One day, in my junior year, when I was in Mr. Clayton’s office he said to me, “Have you ever thought about studying at Oxford?” I had not. I knew where Oxford was, and that it had a global reputation, plus ancient spires, but that was it. “I think you would compete well for a Rhodes Scholarship,” said he. I was barely aware of what that was.
And he made it happen. No Thomas Clayton, no four years at Oxford. They were in some ways the best years of my life. I was in love for the first time there. Two of my greatest friendships began in Radcliffe Square. Now my daughter is there, finishing up a doctorate on the Tower of London in the Age of Elizabeth I and James I.
Later, a number of roads diverged and I took paths that led away from university life. I feel I let Mr. Clayton down. I feel I let myself down. As Richard II says, “I wasted time and now doth time waste me.”
John Donne is one of the greatest poets in English. At one time, for about 10 years, his writings were the very center of my existence. Thomas Clayton gave me John Donne. And Donne is precisely his kind of poet — witty, learned, reverent and irreverent (usually in the same poem). Passionate. Paradoxical. Brilliant.
Hamlet at the Old Guthrie Theater
In 2006 the splendid old Guthrie Theater in Minneapolis closed, much lamented, and never adequately replaced by the new Guthrie. Because its first production had been Hamlet, so too was its last. I love last things. I have been to many last performances, including the Spearfish (S.D.) Passion Play, and the last performance (at least back then) of the Grand Ole Opry at the Ryman Auditorium in Nashville.
I was pretty sure Mr. Clayton would decline my invitation to take him to the finale. But he said yes. Said yes in his usual way: “I don’t expect I will find much to admire in the production but come early enough to the house so we can have a glass of grog of some sort and we’ll take it from there.” In fact, he did not like the production much, but — hey — it was Hamlet, which I have by now seen two dozen times in production and in countless film reruns. When I arrived (with three plus ones for protection) he was watching the Minnesota Gophers play basketball on television. What is worse, he knew all the players, had a big NCAA basketball vocabulary. I was a little shocked. Until this moment I had always regarded him as someone who was beyond the diurnal things of life.
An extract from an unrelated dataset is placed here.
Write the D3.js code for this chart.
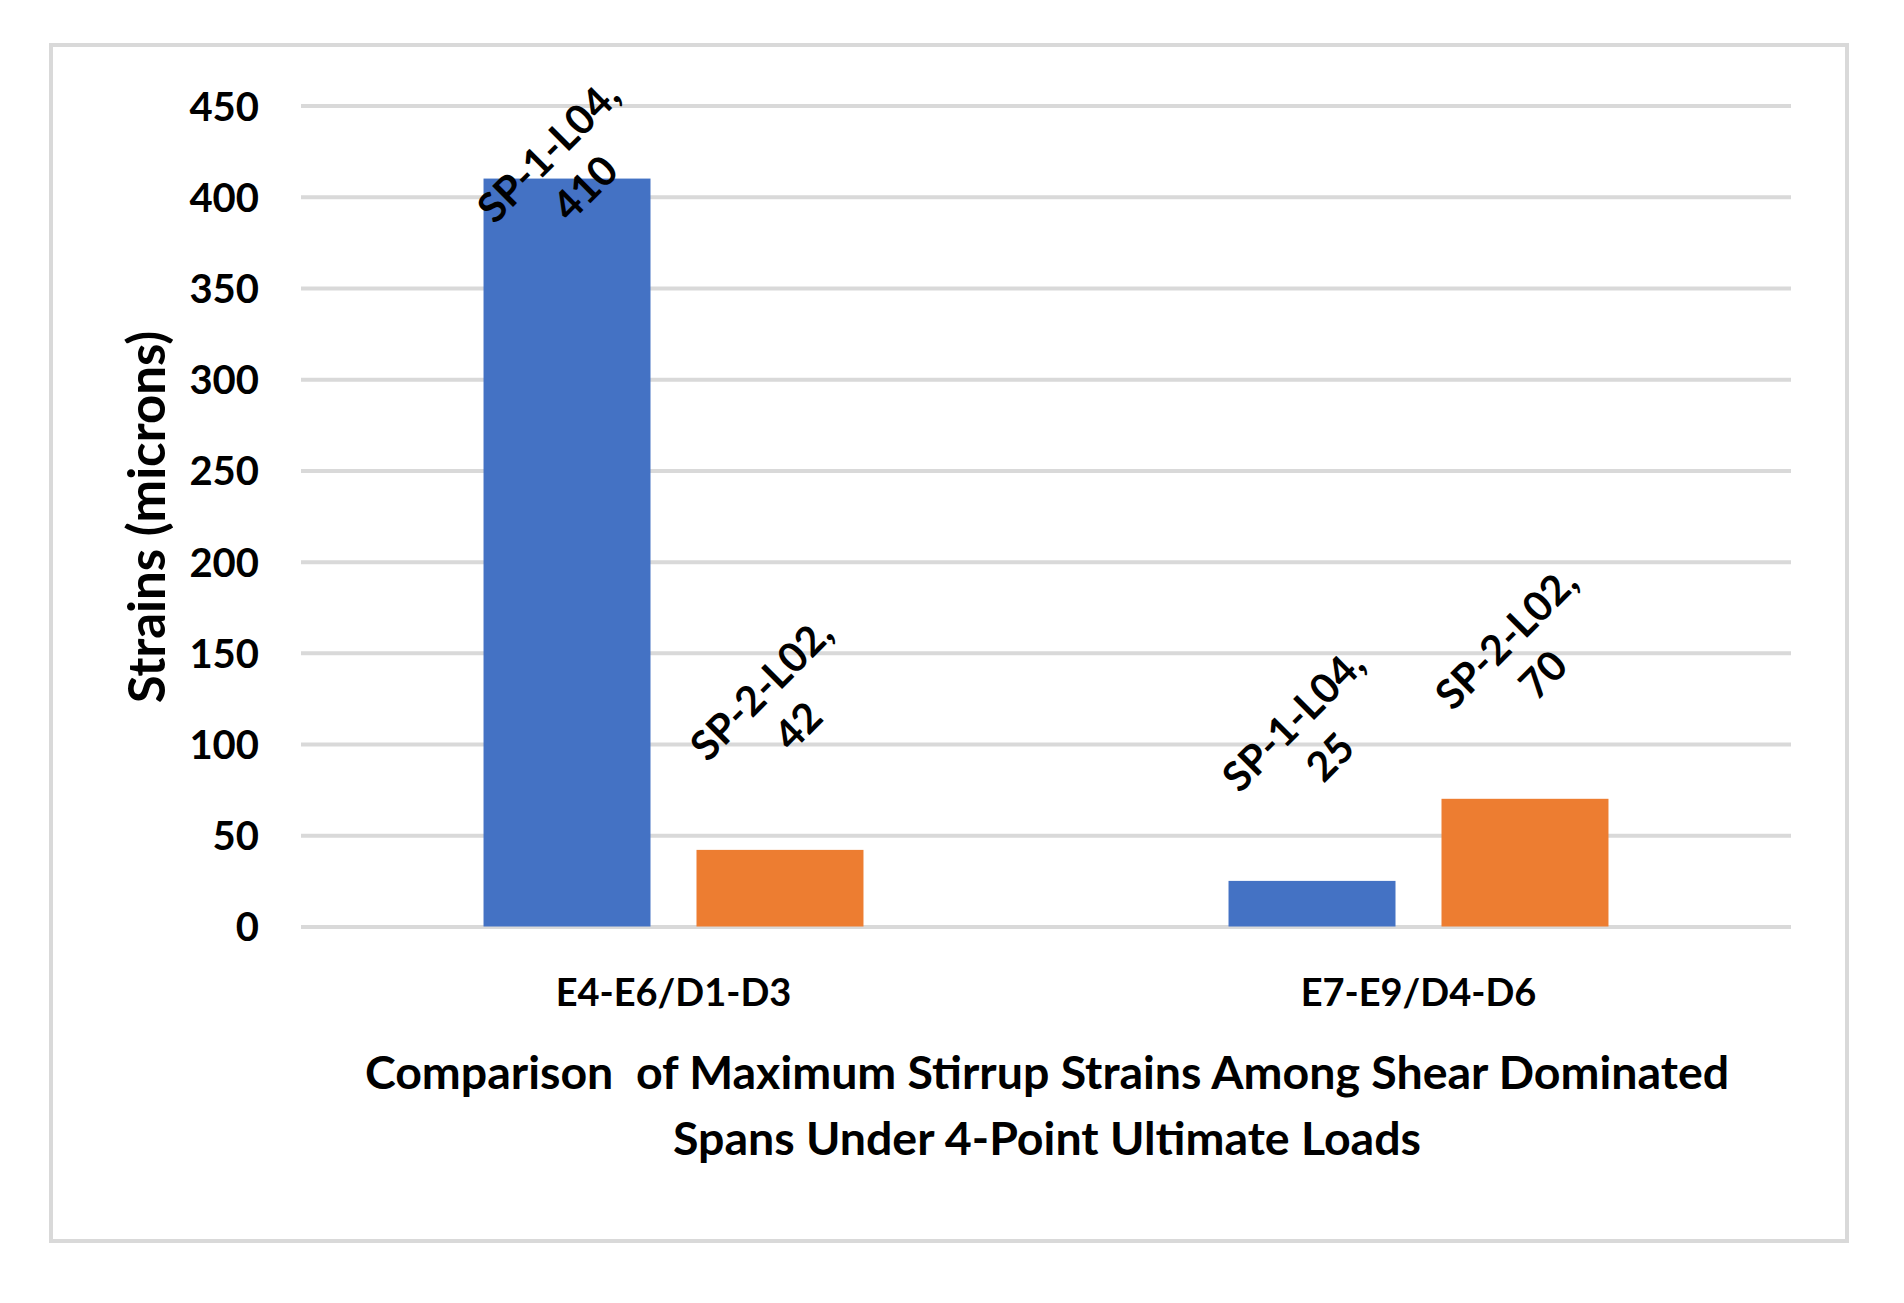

Of course, he provided wry and disillusioned commentary about the hapless Minnesota Gophers, but seeing him griping at the television screen made me realize that he was human after all.
Here is a tiny sample of Mr. Clayton’s voice as a literary critic:
“A textual critic engaged upon his business is not at all like Newton investigating the motions of the planets; he is much more like a dog hunting for fleas. If a dog hunted for fleas on mathematical principles, basing his researches on statistics of area and population, he would never catch a flea except by accident. They require to be treated as individuals; and every problem which presents itself to the textual critic must be regarded as possibly unique.”
This is characteristically brilliant and bemused.
About 18 months ago, my daughter and I drove from Bismarck, N.D., to Minneapolis to have lunch with Mr. Clayton. I have been telling her since she was 10 years old that one of my principal goals was to make sure she met Thomas Clayton. He named the pub. Although his health was not good, he came in late like a dervish and began to say clever things out of the side of his mouth even before he sat down. The wait staff knew him and brought him his favorite ale unbidden. I was on the edge of tears through the entire lunch, which lasted a couple of hours. Catherine (my daughter) immediately experienced his intellectual charisma and charm. When I stepped out to use the restroom Mr. Clayton spoke in high praise of me in an over-generous way, and that brought her nearly to tears. As he walked off that winter afternoon, I wondered if I would ever see him again. I had regarded him as immortal, but now that my own mortality was a factor, I knew the day would come when I would get the call.
All my life I have tried to live up to the standard of Thomas Clayton, Regents Professor of English (and Classical Studies) at the University of Minnesota.
I end this elegy with two quotations from the 17th century, both frequently invoked by Professor Clayton. This is why we have the humanities — to provide artistic context with and through which we make sense of the mysteries of life.
From my beloved John Donne:
No man is an Iland, intire of itselfe; every man
is a peece of the Continent, a part of the maine;
if a Clod bee washed away by the Sea, Europe
is the lesse, as well as if a Promontorie were, as
well as if a Manor of thy friends or of thine
owne were; any mans death diminishes me,
because I am involved in Mankinde;
And therefore never send to know for whom
the bell tolls; It tolls for thee.
John Donne
That’s from Meditation XVII from Donne’s Devotions Upon Emergent Occasions, which the poet wrote when he thought he was dying in December 1623. I regard it as one of the greatest passages ever written. Mr. Clayton might raise an eyebrow just a smidgen at that claim.
The second is from his beloved Hamlet. Says Horatio to the dying Hamlet:
Good night, sweet prince, and flights of angels sing thee to thy rest.
He’d like that one.
Farewell, Professor Clayton. You made all the difference.